§ Given task
Return all lines from the listing below in which the string "this" occurs.

— START Listing —

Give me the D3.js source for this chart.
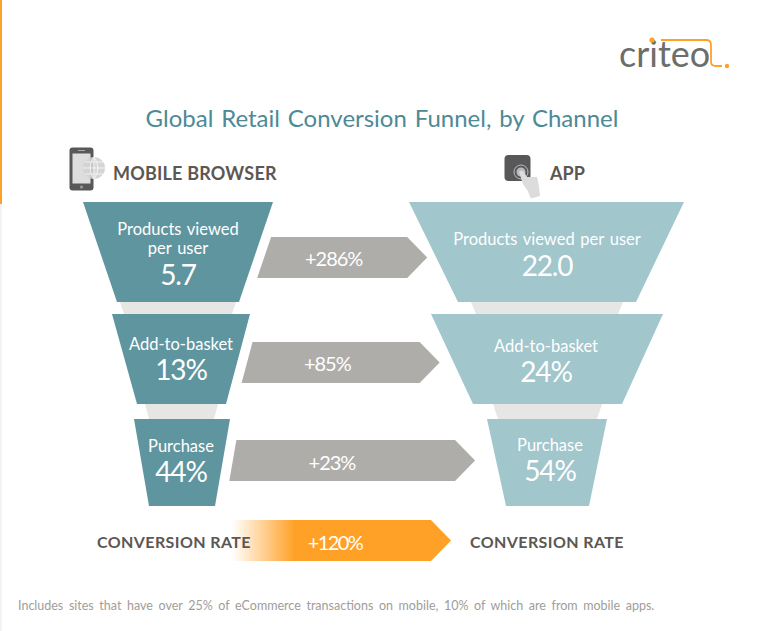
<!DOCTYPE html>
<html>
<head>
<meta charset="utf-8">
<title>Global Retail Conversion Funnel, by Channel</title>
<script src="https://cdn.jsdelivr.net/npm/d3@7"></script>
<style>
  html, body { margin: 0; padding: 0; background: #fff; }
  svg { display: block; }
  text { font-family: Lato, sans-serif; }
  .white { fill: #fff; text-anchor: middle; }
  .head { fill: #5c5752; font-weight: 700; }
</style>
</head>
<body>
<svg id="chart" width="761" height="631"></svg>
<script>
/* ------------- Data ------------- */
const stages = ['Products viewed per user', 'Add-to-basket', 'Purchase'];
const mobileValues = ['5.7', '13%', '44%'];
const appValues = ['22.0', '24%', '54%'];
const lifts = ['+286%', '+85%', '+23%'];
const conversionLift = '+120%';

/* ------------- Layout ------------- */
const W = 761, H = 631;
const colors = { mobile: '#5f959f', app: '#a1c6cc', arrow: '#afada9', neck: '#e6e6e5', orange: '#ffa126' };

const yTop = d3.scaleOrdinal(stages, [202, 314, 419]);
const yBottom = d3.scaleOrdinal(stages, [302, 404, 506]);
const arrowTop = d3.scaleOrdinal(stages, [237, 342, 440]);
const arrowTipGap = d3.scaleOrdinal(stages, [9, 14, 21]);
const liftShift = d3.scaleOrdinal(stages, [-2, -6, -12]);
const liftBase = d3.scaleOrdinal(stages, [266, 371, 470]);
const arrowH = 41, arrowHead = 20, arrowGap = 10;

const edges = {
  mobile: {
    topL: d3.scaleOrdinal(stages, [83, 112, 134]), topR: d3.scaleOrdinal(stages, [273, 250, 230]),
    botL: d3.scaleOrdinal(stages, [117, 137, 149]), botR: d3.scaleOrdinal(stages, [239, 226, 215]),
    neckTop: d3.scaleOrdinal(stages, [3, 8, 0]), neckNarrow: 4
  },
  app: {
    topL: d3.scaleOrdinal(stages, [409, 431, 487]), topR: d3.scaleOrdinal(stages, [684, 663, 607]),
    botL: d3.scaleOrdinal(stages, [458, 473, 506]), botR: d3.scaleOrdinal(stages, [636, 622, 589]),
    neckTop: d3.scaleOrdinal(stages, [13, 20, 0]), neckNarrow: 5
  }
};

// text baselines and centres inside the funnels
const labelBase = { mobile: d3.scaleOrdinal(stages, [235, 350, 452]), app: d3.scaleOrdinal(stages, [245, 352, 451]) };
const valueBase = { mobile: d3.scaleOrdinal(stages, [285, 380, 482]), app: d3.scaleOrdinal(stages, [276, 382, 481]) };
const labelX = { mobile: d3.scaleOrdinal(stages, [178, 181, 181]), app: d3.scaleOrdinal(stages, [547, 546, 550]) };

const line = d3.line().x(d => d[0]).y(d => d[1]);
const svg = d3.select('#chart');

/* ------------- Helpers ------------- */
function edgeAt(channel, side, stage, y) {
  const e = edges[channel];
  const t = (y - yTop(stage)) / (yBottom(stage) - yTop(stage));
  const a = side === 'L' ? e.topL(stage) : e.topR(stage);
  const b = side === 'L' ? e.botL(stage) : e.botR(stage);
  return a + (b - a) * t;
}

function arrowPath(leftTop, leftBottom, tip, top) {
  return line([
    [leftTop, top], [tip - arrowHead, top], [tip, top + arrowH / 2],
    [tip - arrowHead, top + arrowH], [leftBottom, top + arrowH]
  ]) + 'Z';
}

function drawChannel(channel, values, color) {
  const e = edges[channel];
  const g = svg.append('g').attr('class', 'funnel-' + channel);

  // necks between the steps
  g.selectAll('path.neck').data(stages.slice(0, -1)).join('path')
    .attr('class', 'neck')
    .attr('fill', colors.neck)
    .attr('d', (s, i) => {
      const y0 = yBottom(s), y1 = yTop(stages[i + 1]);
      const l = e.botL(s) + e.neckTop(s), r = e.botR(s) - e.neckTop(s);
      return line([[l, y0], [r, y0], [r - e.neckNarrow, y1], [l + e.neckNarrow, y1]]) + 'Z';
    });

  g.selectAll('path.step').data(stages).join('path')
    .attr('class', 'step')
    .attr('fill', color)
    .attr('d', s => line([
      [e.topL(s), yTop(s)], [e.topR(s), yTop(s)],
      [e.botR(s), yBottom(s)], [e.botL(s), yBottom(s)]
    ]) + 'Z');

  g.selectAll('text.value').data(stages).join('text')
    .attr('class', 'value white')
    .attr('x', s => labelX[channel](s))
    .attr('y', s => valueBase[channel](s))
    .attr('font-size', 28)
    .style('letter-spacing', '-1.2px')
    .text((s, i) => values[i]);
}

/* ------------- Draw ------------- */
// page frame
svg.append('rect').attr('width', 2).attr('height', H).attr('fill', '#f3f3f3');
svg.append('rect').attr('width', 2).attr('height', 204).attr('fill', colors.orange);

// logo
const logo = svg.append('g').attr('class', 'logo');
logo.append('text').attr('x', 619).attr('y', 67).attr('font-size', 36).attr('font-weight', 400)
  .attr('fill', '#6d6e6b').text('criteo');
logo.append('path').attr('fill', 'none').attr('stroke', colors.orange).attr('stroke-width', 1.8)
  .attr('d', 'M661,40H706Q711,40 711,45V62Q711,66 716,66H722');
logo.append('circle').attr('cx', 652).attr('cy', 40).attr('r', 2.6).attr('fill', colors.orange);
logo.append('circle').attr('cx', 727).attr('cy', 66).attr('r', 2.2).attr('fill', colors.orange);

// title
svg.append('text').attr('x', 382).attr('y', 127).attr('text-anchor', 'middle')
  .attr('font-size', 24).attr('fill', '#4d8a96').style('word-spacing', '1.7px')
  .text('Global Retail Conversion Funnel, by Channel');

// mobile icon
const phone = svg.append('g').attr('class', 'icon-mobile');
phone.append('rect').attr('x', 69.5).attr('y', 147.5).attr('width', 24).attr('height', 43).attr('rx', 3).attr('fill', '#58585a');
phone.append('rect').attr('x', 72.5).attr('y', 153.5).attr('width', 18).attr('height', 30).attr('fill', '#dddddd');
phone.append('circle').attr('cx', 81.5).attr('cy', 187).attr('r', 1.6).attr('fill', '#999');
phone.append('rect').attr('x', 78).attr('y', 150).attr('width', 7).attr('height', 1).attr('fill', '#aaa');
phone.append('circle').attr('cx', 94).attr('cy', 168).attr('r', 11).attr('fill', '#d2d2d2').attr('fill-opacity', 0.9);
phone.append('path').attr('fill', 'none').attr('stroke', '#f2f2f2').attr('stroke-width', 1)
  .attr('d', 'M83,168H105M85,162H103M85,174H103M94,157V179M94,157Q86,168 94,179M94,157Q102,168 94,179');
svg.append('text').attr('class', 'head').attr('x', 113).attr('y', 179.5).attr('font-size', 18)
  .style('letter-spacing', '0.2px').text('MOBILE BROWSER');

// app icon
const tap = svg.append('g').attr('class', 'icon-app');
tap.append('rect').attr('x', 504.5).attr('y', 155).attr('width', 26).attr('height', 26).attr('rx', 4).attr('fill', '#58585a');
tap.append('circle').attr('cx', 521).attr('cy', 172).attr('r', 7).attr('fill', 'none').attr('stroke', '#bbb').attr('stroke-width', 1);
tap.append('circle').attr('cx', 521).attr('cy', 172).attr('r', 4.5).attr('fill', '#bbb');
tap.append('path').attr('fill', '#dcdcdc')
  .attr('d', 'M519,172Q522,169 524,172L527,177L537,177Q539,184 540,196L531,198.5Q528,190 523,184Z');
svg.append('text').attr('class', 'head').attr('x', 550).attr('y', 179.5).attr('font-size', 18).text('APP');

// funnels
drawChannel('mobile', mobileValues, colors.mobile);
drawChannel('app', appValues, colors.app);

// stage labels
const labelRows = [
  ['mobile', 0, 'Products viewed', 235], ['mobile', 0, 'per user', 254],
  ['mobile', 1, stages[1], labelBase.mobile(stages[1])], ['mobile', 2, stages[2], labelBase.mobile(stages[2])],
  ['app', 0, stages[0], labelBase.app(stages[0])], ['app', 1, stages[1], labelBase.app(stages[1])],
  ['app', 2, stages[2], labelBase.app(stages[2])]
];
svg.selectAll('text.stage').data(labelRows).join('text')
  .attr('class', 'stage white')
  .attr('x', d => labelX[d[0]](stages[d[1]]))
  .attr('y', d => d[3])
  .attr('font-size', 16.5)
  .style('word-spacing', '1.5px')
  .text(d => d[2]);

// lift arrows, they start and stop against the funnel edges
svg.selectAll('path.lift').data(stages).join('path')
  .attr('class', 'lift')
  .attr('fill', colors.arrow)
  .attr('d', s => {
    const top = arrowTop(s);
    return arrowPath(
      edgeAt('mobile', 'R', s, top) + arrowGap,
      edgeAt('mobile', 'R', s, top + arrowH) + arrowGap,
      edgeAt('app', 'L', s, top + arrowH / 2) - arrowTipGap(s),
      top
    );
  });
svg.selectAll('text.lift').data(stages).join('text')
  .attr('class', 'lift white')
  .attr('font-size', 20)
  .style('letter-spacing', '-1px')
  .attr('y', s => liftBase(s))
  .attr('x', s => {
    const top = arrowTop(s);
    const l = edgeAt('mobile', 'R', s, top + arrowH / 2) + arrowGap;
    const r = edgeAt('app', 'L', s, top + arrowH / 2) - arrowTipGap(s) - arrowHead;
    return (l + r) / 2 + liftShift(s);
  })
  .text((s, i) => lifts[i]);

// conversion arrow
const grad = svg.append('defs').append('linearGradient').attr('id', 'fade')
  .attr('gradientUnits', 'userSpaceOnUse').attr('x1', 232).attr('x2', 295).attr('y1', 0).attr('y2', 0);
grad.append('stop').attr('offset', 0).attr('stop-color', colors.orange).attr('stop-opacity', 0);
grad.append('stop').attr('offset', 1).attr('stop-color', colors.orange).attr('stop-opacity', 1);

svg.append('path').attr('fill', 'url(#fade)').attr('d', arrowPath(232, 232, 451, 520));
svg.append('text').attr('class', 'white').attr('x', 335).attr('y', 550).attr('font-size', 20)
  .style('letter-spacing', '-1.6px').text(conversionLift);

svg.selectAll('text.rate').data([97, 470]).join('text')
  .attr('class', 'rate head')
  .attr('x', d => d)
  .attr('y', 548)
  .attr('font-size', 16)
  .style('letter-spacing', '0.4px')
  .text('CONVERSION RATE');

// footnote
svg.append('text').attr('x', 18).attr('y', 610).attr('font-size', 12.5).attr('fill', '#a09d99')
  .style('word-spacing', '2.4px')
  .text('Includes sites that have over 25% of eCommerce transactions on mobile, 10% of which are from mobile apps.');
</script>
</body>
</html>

— END Listing —
— START Listing —

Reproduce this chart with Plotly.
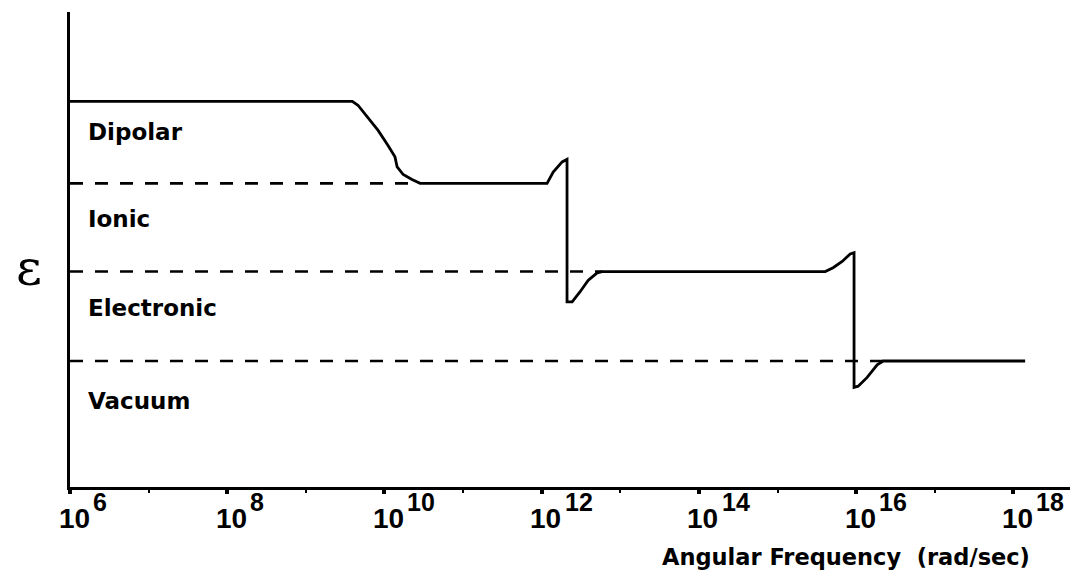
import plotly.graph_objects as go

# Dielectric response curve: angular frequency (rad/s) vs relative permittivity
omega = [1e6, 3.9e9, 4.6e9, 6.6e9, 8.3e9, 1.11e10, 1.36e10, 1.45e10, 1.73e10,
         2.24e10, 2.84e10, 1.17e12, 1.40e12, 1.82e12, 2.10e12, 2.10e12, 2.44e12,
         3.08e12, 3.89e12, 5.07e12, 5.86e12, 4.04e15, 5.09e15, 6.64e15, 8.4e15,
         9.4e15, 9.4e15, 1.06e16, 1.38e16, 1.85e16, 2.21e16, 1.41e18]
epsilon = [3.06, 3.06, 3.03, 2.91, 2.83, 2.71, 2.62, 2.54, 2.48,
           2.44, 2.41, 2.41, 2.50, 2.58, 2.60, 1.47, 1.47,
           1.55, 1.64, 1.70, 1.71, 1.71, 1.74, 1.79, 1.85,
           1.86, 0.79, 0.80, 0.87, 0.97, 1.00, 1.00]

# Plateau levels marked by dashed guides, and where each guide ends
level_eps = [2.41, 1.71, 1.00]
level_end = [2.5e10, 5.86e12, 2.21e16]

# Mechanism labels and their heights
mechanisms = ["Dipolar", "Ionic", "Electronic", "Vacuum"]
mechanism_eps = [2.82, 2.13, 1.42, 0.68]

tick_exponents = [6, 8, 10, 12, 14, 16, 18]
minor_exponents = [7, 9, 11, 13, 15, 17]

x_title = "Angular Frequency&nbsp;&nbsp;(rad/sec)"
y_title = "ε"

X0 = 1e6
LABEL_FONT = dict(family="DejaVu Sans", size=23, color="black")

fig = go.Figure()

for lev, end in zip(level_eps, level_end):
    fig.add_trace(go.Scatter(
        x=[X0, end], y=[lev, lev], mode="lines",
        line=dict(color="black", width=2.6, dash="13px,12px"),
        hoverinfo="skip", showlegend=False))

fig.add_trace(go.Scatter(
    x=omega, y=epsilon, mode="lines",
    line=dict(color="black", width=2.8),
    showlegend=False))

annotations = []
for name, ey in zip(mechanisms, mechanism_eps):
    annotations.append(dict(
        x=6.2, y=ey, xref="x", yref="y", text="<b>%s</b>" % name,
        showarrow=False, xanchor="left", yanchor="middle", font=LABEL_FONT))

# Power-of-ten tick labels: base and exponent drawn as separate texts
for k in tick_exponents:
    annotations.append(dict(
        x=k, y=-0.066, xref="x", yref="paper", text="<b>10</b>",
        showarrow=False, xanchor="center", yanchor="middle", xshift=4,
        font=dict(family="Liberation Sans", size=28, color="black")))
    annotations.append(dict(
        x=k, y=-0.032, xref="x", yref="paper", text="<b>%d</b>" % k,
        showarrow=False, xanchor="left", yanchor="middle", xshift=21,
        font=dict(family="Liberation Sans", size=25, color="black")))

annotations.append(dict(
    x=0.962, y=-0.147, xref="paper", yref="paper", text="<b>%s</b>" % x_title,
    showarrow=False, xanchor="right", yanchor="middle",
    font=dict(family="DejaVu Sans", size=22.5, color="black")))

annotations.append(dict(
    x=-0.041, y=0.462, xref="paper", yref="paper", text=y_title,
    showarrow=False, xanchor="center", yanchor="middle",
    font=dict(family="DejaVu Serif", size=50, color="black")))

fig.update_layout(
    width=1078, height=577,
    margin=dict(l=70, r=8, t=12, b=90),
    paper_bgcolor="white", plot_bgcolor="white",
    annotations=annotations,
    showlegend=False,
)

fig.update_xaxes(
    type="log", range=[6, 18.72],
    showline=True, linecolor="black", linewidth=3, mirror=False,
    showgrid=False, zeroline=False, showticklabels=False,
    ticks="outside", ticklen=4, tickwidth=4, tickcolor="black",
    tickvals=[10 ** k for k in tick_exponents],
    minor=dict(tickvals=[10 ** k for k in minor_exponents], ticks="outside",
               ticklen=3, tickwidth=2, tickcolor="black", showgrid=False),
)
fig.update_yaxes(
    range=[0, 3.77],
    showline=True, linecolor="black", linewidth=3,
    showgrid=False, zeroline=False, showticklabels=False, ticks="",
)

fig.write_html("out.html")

— END Listing —

§ Answer for the task
Give me the D3.js source for this chart.
Reproduce this chart with Plotly.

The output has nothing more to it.